The problem is now, not one of who does as we do, but whether the Manurewa Cosmopolitan club, lives up to its name, which indicates a multicultural club, or changes it to something more exclusive. You see things have changed. Now they are now aware that the rule excludes. Now they have to decide whether or if they want to allow Muslim women who wear a scarf and Sikhs to enter their club. They also need to know that if we want to have a safe and peaceful community it is how people deal with decisions like these that will affect our future race relations.
Unlike the committee and members of the Cossie club in Manurewa, we do not have a choice as Christians. We have a task of peacemaking, of being clear about whose we are and knowing what we stand for. We need to be willing to think about where we may be resolutely shutting our eyes to the worth of others. And that can be between generations too, and even in our own families. Its not easy, nor does it mean that we give away things that are important, but it does mean that we do not use customs to prevent our understanding one another.

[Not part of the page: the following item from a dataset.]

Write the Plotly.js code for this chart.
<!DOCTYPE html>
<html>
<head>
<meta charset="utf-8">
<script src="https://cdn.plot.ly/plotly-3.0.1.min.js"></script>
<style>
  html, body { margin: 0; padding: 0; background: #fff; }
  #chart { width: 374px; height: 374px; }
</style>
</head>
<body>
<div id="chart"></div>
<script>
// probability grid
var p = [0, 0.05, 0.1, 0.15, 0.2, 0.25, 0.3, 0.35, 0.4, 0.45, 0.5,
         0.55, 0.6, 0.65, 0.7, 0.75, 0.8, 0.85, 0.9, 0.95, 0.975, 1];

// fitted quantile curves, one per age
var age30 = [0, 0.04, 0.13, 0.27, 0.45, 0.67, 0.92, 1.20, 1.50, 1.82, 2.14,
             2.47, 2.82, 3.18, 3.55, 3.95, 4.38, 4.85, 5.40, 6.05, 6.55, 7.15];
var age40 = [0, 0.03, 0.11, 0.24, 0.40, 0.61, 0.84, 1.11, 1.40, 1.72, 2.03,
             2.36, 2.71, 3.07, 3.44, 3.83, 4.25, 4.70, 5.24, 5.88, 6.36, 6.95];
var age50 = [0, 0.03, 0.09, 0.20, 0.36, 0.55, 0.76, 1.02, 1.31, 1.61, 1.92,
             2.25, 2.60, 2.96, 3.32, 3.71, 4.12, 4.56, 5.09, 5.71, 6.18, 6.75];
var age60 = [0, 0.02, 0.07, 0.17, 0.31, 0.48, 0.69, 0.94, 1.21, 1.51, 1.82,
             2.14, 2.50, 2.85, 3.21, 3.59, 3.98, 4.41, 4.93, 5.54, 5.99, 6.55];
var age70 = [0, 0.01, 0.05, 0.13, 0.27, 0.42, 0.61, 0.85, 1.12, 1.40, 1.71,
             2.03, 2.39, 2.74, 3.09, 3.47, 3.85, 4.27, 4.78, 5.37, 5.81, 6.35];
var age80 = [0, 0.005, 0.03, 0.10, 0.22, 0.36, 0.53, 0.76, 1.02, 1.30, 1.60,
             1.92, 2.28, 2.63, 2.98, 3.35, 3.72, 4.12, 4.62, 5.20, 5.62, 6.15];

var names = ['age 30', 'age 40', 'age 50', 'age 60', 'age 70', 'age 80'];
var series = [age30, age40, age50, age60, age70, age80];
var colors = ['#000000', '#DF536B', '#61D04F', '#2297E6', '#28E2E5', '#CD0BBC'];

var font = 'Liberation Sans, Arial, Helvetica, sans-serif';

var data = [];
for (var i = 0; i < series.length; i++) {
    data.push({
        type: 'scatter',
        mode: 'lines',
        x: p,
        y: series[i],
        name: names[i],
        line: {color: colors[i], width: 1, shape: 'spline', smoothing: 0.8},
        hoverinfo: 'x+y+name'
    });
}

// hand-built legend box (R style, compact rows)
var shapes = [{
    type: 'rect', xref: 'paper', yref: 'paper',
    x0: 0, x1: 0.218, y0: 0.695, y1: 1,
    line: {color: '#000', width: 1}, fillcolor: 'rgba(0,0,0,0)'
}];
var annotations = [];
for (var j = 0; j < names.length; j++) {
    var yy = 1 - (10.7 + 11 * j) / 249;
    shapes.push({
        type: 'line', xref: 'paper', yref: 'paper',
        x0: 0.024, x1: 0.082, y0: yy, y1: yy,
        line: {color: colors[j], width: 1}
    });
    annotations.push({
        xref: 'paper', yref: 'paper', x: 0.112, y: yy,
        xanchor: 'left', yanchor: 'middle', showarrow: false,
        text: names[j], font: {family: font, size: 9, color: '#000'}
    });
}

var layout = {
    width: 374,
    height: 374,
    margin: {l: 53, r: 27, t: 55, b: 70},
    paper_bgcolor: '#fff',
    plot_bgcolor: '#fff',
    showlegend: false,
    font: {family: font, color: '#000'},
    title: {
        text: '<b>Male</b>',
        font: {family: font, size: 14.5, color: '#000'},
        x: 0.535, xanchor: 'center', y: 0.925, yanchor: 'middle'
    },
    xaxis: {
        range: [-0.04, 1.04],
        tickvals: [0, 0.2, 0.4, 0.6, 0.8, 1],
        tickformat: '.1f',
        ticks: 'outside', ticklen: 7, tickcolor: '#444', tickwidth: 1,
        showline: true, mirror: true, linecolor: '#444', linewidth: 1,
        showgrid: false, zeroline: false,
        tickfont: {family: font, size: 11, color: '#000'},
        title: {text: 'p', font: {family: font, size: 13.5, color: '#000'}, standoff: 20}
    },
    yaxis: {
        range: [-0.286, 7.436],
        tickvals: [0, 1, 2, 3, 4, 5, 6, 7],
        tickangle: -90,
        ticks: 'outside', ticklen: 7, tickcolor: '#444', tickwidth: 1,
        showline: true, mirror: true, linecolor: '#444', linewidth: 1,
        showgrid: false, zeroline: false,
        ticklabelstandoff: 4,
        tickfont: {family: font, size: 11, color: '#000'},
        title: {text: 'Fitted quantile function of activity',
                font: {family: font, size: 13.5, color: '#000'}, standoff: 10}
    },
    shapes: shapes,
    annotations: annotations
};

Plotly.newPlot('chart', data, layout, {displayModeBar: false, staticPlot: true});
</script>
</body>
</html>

When I visit the bank next I will remove my helmet, balaclava or burkha, whateve I'm wearing that day, because their rule has good reason for being in place and I would expect the bank enforce that with everyone for the safety of all.
Do you now see why the locals in Nazareth went to throw Jesus over the cliff. They understood his simple statement. It meant trouble for them specially if he was right and he was the promised one. Their eyes would be opened and they might have to see their world in a new light. God's light.
Dare we do the same? Being willing to have our eyes opened is part of the deal with following Jesus and brings life to us and God's world.
May God give us the grace to recognize where we do not see and allow God's spirit to open our eyes.